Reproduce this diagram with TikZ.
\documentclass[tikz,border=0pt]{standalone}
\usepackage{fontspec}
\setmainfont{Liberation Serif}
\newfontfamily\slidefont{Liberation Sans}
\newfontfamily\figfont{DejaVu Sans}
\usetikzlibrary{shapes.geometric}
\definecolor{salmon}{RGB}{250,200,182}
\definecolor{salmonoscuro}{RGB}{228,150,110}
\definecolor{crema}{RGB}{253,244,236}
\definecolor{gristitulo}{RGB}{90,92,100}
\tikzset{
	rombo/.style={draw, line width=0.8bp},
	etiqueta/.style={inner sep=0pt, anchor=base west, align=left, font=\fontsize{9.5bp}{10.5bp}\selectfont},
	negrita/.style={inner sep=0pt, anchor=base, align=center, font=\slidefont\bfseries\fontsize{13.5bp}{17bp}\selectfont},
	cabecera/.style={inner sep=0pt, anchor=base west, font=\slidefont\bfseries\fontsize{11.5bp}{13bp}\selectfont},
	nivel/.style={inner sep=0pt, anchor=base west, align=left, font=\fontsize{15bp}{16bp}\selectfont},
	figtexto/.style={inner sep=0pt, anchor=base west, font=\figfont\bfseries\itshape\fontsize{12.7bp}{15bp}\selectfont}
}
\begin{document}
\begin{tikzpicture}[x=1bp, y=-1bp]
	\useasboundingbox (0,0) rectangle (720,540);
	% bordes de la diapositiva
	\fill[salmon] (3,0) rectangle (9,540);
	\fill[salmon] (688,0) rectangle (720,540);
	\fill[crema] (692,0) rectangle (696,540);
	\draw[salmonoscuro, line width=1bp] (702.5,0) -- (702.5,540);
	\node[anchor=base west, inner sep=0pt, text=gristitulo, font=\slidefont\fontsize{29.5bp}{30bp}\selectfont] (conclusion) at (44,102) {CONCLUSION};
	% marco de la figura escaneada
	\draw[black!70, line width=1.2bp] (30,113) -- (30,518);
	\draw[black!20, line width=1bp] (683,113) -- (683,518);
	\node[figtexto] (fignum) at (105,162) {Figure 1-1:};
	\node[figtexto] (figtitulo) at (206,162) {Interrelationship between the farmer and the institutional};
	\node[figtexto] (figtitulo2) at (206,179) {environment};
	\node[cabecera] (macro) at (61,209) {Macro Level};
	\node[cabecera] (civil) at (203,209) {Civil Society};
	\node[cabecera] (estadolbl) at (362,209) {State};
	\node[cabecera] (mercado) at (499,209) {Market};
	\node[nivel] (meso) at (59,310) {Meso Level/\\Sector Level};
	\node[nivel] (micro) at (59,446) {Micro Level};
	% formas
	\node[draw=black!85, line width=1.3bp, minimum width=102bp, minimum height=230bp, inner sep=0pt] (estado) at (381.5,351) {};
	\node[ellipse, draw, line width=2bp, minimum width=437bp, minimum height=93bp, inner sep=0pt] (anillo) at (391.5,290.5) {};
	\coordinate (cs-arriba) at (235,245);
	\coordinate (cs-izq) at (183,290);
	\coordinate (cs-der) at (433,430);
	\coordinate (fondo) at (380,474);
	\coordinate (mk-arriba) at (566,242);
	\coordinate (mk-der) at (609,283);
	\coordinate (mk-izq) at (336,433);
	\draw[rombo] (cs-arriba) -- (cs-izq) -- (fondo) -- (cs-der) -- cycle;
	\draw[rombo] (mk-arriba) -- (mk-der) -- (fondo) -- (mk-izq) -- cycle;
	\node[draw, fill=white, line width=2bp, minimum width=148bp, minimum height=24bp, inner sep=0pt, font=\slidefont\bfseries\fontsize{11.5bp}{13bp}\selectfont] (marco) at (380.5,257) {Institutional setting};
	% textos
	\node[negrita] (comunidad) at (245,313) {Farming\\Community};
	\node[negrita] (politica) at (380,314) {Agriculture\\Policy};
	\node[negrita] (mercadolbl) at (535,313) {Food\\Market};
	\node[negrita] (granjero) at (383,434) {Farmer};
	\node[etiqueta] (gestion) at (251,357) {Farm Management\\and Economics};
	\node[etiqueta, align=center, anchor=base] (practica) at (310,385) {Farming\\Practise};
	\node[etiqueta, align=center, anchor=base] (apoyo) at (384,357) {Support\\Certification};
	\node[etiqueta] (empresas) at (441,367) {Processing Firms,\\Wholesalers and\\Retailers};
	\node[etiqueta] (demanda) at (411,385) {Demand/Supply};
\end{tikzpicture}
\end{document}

■ ■ ■

» WHAT THE EXERCISE ASKS: All of the material above needs to be retyped word for word.

» TASK OUTPUT:
Reproduce this diagram with TikZ.
\documentclass[tikz,border=0pt]{standalone}
\usepackage{fontspec}
\setmainfont{Liberation Serif}
\newfontfamily\slidefont{Liberation Sans}
\newfontfamily\figfont{DejaVu Sans}
\usetikzlibrary{shapes.geometric}
\definecolor{salmon}{RGB}{250,200,182}
\definecolor{salmonoscuro}{RGB}{228,150,110}
\definecolor{crema}{RGB}{253,244,236}
\definecolor{gristitulo}{RGB}{90,92,100}
\tikzset{
	rombo/.style={draw, line width=0.8bp},
	etiqueta/.style={inner sep=0pt, anchor=base west, align=left, font=\fontsize{9.5bp}{10.5bp}\selectfont},
	negrita/.style={inner sep=0pt, anchor=base, align=center, font=\slidefont\bfseries\fontsize{13.5bp}{17bp}\selectfont},
	cabecera/.style={inner sep=0pt, anchor=base west, font=\slidefont\bfseries\fontsize{11.5bp}{13bp}\selectfont},
	nivel/.style={inner sep=0pt, anchor=base west, align=left, font=\fontsize{15bp}{16bp}\selectfont},
	figtexto/.style={inner sep=0pt, anchor=base west, font=\figfont\bfseries\itshape\fontsize{12.7bp}{15bp}\selectfont}
}
\begin{document}
\begin{tikzpicture}[x=1bp, y=-1bp]
	\useasboundingbox (0,0) rectangle (720,540);
	% bordes de la diapositiva
	\fill[salmon] (3,0) rectangle (9,540);
	\fill[salmon] (688,0) rectangle (720,540);
	\fill[crema] (692,0) rectangle (696,540);
	\draw[salmonoscuro, line width=1bp] (702.5,0) -- (702.5,540);
	\node[anchor=base west, inner sep=0pt, text=gristitulo, font=\slidefont\fontsize{29.5bp}{30bp}\selectfont] (conclusion) at (44,102) {CONCLUSION};
	% marco de la figura escaneada
	\draw[black!70, line width=1.2bp] (30,113) -- (30,518);
	\draw[black!20, line width=1bp] (683,113) -- (683,518);
	\node[figtexto] (fignum) at (105,162) {Figure 1-1:};
	\node[figtexto] (figtitulo) at (206,162) {Interrelationship between the farmer and the institutional};
	\node[figtexto] (figtitulo2) at (206,179) {environment};
	\node[cabecera] (macro) at (61,209) {Macro Level};
	\node[cabecera] (civil) at (203,209) {Civil Society};
	\node[cabecera] (estadolbl) at (362,209) {State};
	\node[cabecera] (mercado) at (499,209) {Market};
	\node[nivel] (meso) at (59,310) {Meso Level/\\Sector Level};
	\node[nivel] (micro) at (59,446) {Micro Level};
	% formas
	\node[draw=black!85, line width=1.3bp, minimum width=102bp, minimum height=230bp, inner sep=0pt] (estado) at (381.5,351) {};
	\node[ellipse, draw, line width=2bp, minimum width=437bp, minimum height=93bp, inner sep=0pt] (anillo) at (391.5,290.5) {};
	\coordinate (cs-arriba) at (235,245);
	\coordinate (cs-izq) at (183,290);
	\coordinate (cs-der) at (433,430);
	\coordinate (fondo) at (380,474);
	\coordinate (mk-arriba) at (566,242);
	\coordinate (mk-der) at (609,283);
	\coordinate (mk-izq) at (336,433);
	\draw[rombo] (cs-arriba) -- (cs-izq) -- (fondo) -- (cs-der) -- cycle;
	\draw[rombo] (mk-arriba) -- (mk-der) -- (fondo) -- (mk-izq) -- cycle;
	\node[draw, fill=white, line width=2bp, minimum width=148bp, minimum height=24bp, inner sep=0pt, font=\slidefont\bfseries\fontsize{11.5bp}{13bp}\selectfont] (marco) at (380.5,257) {Institutional setting};
	% textos
	\node[negrita] (comunidad) at (245,313) {Farming\\Community};
	\node[negrita] (politica) at (380,314) {Agriculture\\Policy};
	\node[negrita] (mercadolbl) at (535,313) {Food\\Market};
	\node[negrita] (granjero) at (383,434) {Farmer};
	\node[etiqueta] (gestion) at (251,357) {Farm Management\\and Economics};
	\node[etiqueta, align=center, anchor=base] (practica) at (310,385) {Farming\\Practise};
	\node[etiqueta, align=center, anchor=base] (apoyo) at (384,357) {Support\\Certification};
	\node[etiqueta] (empresas) at (441,367) {Processing Firms,\\Wholesalers and\\Retailers};
	\node[etiqueta] (demanda) at (411,385) {Demand/Supply};
\end{tikzpicture}
\end{document}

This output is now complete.